* Written task *
Write the records below out again exactly as given, with no images.

* The records *
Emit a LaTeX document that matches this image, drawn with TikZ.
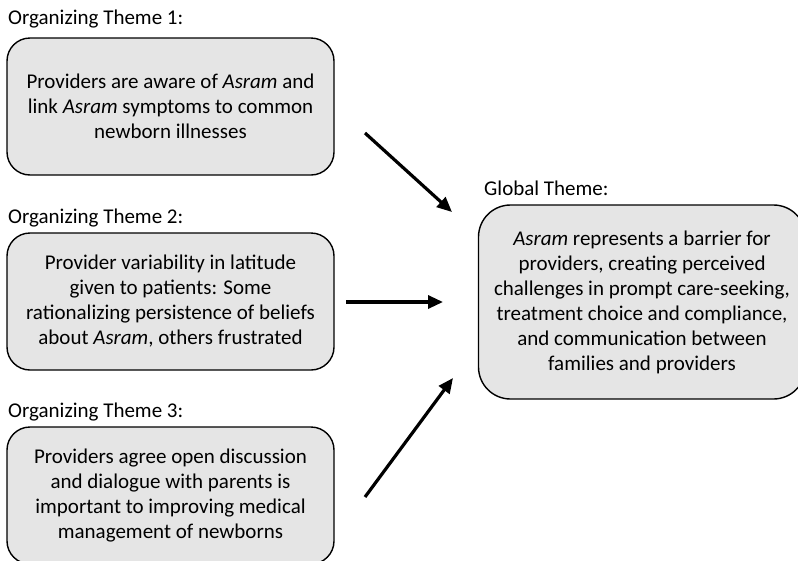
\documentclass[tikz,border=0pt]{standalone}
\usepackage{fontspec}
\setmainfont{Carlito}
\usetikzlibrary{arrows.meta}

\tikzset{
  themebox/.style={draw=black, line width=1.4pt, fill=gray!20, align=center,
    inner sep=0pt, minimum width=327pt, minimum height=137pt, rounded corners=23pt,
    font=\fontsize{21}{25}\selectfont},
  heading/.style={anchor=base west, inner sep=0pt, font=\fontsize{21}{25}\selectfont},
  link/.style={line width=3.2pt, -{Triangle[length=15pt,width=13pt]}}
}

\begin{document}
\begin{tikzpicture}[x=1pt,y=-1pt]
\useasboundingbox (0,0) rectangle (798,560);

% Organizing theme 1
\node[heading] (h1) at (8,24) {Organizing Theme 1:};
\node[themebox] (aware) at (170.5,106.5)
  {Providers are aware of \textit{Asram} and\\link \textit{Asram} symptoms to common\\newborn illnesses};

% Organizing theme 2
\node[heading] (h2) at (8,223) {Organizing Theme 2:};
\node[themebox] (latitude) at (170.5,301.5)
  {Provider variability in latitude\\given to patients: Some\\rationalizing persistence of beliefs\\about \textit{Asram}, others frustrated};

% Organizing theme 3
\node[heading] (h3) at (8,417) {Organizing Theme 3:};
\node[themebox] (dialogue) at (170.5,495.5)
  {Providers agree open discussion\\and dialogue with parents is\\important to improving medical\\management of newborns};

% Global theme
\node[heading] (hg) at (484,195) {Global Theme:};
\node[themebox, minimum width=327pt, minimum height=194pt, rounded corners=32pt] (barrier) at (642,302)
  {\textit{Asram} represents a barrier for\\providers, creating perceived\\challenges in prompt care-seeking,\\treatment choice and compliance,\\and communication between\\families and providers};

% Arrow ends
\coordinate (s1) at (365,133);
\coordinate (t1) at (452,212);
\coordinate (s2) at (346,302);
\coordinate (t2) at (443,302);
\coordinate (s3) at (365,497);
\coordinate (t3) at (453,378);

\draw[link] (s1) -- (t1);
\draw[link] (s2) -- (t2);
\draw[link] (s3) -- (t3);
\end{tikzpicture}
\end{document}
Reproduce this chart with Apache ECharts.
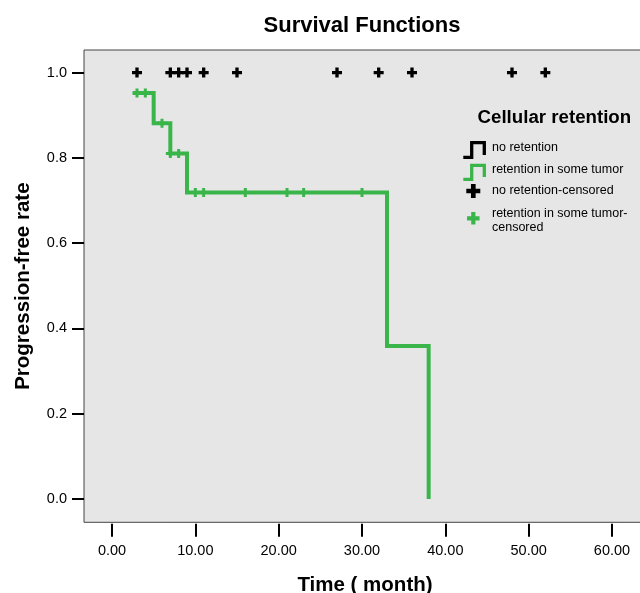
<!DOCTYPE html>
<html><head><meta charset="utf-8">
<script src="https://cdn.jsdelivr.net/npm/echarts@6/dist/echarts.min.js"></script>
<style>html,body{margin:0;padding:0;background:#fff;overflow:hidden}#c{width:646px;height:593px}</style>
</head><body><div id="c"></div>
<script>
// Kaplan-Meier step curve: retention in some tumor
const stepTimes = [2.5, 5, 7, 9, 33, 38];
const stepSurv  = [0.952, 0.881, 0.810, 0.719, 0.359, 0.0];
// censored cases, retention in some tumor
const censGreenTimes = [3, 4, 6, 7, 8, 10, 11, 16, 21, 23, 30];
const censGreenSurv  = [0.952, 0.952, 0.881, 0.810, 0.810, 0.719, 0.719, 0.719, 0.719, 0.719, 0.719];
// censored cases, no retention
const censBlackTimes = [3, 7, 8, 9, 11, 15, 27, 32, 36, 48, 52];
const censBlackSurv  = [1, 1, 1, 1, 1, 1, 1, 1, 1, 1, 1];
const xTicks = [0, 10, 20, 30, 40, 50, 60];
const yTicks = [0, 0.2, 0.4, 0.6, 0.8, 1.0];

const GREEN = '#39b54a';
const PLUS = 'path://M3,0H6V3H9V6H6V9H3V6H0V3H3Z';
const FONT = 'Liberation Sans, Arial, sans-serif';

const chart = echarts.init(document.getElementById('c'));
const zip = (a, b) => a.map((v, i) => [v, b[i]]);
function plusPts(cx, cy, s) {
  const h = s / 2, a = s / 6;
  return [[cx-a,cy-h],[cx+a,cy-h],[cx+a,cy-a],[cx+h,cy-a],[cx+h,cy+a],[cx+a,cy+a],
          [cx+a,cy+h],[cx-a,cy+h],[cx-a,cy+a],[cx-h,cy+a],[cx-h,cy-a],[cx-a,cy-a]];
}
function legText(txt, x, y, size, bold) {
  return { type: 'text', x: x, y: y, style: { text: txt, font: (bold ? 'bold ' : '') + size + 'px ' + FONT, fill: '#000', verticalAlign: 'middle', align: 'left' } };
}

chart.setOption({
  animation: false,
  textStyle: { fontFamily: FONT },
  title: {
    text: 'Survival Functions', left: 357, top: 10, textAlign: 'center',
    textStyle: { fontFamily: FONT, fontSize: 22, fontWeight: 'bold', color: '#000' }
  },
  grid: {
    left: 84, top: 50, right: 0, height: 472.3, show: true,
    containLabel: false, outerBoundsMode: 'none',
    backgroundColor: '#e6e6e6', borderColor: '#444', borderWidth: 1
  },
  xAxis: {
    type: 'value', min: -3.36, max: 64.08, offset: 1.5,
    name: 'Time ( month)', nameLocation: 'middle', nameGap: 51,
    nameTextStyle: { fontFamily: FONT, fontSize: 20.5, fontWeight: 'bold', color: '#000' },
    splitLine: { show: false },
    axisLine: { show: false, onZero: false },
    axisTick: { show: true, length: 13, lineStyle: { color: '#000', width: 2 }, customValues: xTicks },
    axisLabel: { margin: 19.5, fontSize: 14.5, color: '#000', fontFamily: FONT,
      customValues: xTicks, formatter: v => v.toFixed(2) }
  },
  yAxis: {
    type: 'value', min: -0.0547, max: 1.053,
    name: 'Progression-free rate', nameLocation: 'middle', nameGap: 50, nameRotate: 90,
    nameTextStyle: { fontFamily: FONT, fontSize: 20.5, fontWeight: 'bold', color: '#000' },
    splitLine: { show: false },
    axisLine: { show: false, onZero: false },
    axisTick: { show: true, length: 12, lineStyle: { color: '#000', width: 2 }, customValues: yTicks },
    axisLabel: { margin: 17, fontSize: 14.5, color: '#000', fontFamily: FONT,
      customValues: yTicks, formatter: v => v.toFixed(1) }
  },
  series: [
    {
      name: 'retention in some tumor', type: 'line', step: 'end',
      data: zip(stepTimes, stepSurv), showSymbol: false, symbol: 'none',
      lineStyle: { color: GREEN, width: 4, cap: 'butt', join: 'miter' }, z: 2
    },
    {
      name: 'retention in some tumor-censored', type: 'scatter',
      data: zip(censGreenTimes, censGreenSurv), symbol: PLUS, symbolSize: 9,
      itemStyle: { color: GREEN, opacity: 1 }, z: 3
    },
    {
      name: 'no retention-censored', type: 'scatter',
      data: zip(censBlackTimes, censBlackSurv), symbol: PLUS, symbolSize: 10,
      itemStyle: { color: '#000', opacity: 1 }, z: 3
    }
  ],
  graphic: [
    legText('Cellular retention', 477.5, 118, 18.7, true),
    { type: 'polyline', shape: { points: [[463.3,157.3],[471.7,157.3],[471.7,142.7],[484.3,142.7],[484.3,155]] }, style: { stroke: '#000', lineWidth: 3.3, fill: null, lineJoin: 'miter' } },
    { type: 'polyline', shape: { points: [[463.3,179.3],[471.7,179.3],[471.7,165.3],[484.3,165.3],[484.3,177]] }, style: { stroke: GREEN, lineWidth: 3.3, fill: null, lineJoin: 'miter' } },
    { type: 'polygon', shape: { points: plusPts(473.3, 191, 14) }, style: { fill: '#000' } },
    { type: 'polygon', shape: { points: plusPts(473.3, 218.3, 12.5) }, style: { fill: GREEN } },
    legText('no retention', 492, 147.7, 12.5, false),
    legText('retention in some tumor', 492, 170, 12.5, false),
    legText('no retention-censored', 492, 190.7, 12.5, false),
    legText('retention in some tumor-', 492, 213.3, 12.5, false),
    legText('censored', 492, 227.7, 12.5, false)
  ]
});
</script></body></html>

* Reply to the task *
Emit a LaTeX document that matches this image, drawn with TikZ.
\documentclass[tikz,border=0pt]{standalone}
\usepackage{fontspec}
\setmainfont{Carlito}
\usetikzlibrary{arrows.meta}

\tikzset{
  themebox/.style={draw=black, line width=1.4pt, fill=gray!20, align=center,
    inner sep=0pt, minimum width=327pt, minimum height=137pt, rounded corners=23pt,
    font=\fontsize{21}{25}\selectfont},
  heading/.style={anchor=base west, inner sep=0pt, font=\fontsize{21}{25}\selectfont},
  link/.style={line width=3.2pt, -{Triangle[length=15pt,width=13pt]}}
}

\begin{document}
\begin{tikzpicture}[x=1pt,y=-1pt]
\useasboundingbox (0,0) rectangle (798,560);

% Organizing theme 1
\node[heading] (h1) at (8,24) {Organizing Theme 1:};
\node[themebox] (aware) at (170.5,106.5)
  {Providers are aware of \textit{Asram} and\\link \textit{Asram} symptoms to common\\newborn illnesses};

% Organizing theme 2
\node[heading] (h2) at (8,223) {Organizing Theme 2:};
\node[themebox] (latitude) at (170.5,301.5)
  {Provider variability in latitude\\given to patients: Some\\rationalizing persistence of beliefs\\about \textit{Asram}, others frustrated};

% Organizing theme 3
\node[heading] (h3) at (8,417) {Organizing Theme 3:};
\node[themebox] (dialogue) at (170.5,495.5)
  {Providers agree open discussion\\and dialogue with parents is\\important to improving medical\\management of newborns};

% Global theme
\node[heading] (hg) at (484,195) {Global Theme:};
\node[themebox, minimum width=327pt, minimum height=194pt, rounded corners=32pt] (barrier) at (642,302)
  {\textit{Asram} represents a barrier for\\providers, creating perceived\\challenges in prompt care-seeking,\\treatment choice and compliance,\\and communication between\\families and providers};

% Arrow ends
\coordinate (s1) at (365,133);
\coordinate (t1) at (452,212);
\coordinate (s2) at (346,302);
\coordinate (t2) at (443,302);
\coordinate (s3) at (365,497);
\coordinate (t3) at (453,378);

\draw[link] (s1) -- (t1);
\draw[link] (s2) -- (t2);
\draw[link] (s3) -- (t3);
\end{tikzpicture}
\end{document}
Reproduce this chart with Apache ECharts.
<!DOCTYPE html>
<html><head><meta charset="utf-8">
<script src="https://cdn.jsdelivr.net/npm/echarts@6/dist/echarts.min.js"></script>
<style>html,body{margin:0;padding:0;background:#fff;overflow:hidden}#c{width:646px;height:593px}</style>
</head><body><div id="c"></div>
<script>
// Kaplan-Meier step curve: retention in some tumor
const stepTimes = [2.5, 5, 7, 9, 33, 38];
const stepSurv  = [0.952, 0.881, 0.810, 0.719, 0.359, 0.0];
// censored cases, retention in some tumor
const censGreenTimes = [3, 4, 6, 7, 8, 10, 11, 16, 21, 23, 30];
const censGreenSurv  = [0.952, 0.952, 0.881, 0.810, 0.810, 0.719, 0.719, 0.719, 0.719, 0.719, 0.719];
// censored cases, no retention
const censBlackTimes = [3, 7, 8, 9, 11, 15, 27, 32, 36, 48, 52];
const censBlackSurv  = [1, 1, 1, 1, 1, 1, 1, 1, 1, 1, 1];
const xTicks = [0, 10, 20, 30, 40, 50, 60];
const yTicks = [0, 0.2, 0.4, 0.6, 0.8, 1.0];

const GREEN = '#39b54a';
const PLUS = 'path://M3,0H6V3H9V6H6V9H3V6H0V3H3Z';
const FONT = 'Liberation Sans, Arial, sans-serif';

const chart = echarts.init(document.getElementById('c'));
const zip = (a, b) => a.map((v, i) => [v, b[i]]);
function plusPts(cx, cy, s) {
  const h = s / 2, a = s / 6;
  return [[cx-a,cy-h],[cx+a,cy-h],[cx+a,cy-a],[cx+h,cy-a],[cx+h,cy+a],[cx+a,cy+a],
          [cx+a,cy+h],[cx-a,cy+h],[cx-a,cy+a],[cx-h,cy+a],[cx-h,cy-a],[cx-a,cy-a]];
}
function legText(txt, x, y, size, bold) {
  return { type: 'text', x: x, y: y, style: { text: txt, font: (bold ? 'bold ' : '') + size + 'px ' + FONT, fill: '#000', verticalAlign: 'middle', align: 'left' } };
}

chart.setOption({
  animation: false,
  textStyle: { fontFamily: FONT },
  title: {
    text: 'Survival Functions', left: 357, top: 10, textAlign: 'center',
    textStyle: { fontFamily: FONT, fontSize: 22, fontWeight: 'bold', color: '#000' }
  },
  grid: {
    left: 84, top: 50, right: 0, height: 472.3, show: true,
    containLabel: false, outerBoundsMode: 'none',
    backgroundColor: '#e6e6e6', borderColor: '#444', borderWidth: 1
  },
  xAxis: {
    type: 'value', min: -3.36, max: 64.08, offset: 1.5,
    name: 'Time ( month)', nameLocation: 'middle', nameGap: 51,
    nameTextStyle: { fontFamily: FONT, fontSize: 20.5, fontWeight: 'bold', color: '#000' },
    splitLine: { show: false },
    axisLine: { show: false, onZero: false },
    axisTick: { show: true, length: 13, lineStyle: { color: '#000', width: 2 }, customValues: xTicks },
    axisLabel: { margin: 19.5, fontSize: 14.5, color: '#000', fontFamily: FONT,
      customValues: xTicks, formatter: v => v.toFixed(2) }
  },
  yAxis: {
    type: 'value', min: -0.0547, max: 1.053,
    name: 'Progression-free rate', nameLocation: 'middle', nameGap: 50, nameRotate: 90,
    nameTextStyle: { fontFamily: FONT, fontSize: 20.5, fontWeight: 'bold', color: '#000' },
    splitLine: { show: false },
    axisLine: { show: false, onZero: false },
    axisTick: { show: true, length: 12, lineStyle: { color: '#000', width: 2 }, customValues: yTicks },
    axisLabel: { margin: 17, fontSize: 14.5, color: '#000', fontFamily: FONT,
      customValues: yTicks, formatter: v => v.toFixed(1) }
  },
  series: [
    {
      name: 'retention in some tumor', type: 'line', step: 'end',
      data: zip(stepTimes, stepSurv), showSymbol: false, symbol: 'none',
      lineStyle: { color: GREEN, width: 4, cap: 'butt', join: 'miter' }, z: 2
    },
    {
      name: 'retention in some tumor-censored', type: 'scatter',
      data: zip(censGreenTimes, censGreenSurv), symbol: PLUS, symbolSize: 9,
      itemStyle: { color: GREEN, opacity: 1 }, z: 3
    },
    {
      name: 'no retention-censored', type: 'scatter',
      data: zip(censBlackTimes, censBlackSurv), symbol: PLUS, symbolSize: 10,
      itemStyle: { color: '#000', opacity: 1 }, z: 3
    }
  ],
  graphic: [
    legText('Cellular retention', 477.5, 118, 18.7, true),
    { type: 'polyline', shape: { points: [[463.3,157.3],[471.7,157.3],[471.7,142.7],[484.3,142.7],[484.3,155]] }, style: { stroke: '#000', lineWidth: 3.3, fill: null, lineJoin: 'miter' } },
    { type: 'polyline', shape: { points: [[463.3,179.3],[471.7,179.3],[471.7,165.3],[484.3,165.3],[484.3,177]] }, style: { stroke: GREEN, lineWidth: 3.3, fill: null, lineJoin: 'miter' } },
    { type: 'polygon', shape: { points: plusPts(473.3, 191, 14) }, style: { fill: '#000' } },
    { type: 'polygon', shape: { points: plusPts(473.3, 218.3, 12.5) }, style: { fill: GREEN } },
    legText('no retention', 492, 147.7, 12.5, false),
    legText('retention in some tumor', 492, 170, 12.5, false),
    legText('no retention-censored', 492, 190.7, 12.5, false),
    legText('retention in some tumor-', 492, 213.3, 12.5, false),
    legText('censored', 492, 227.7, 12.5, false)
  ]
});
</script></body></html>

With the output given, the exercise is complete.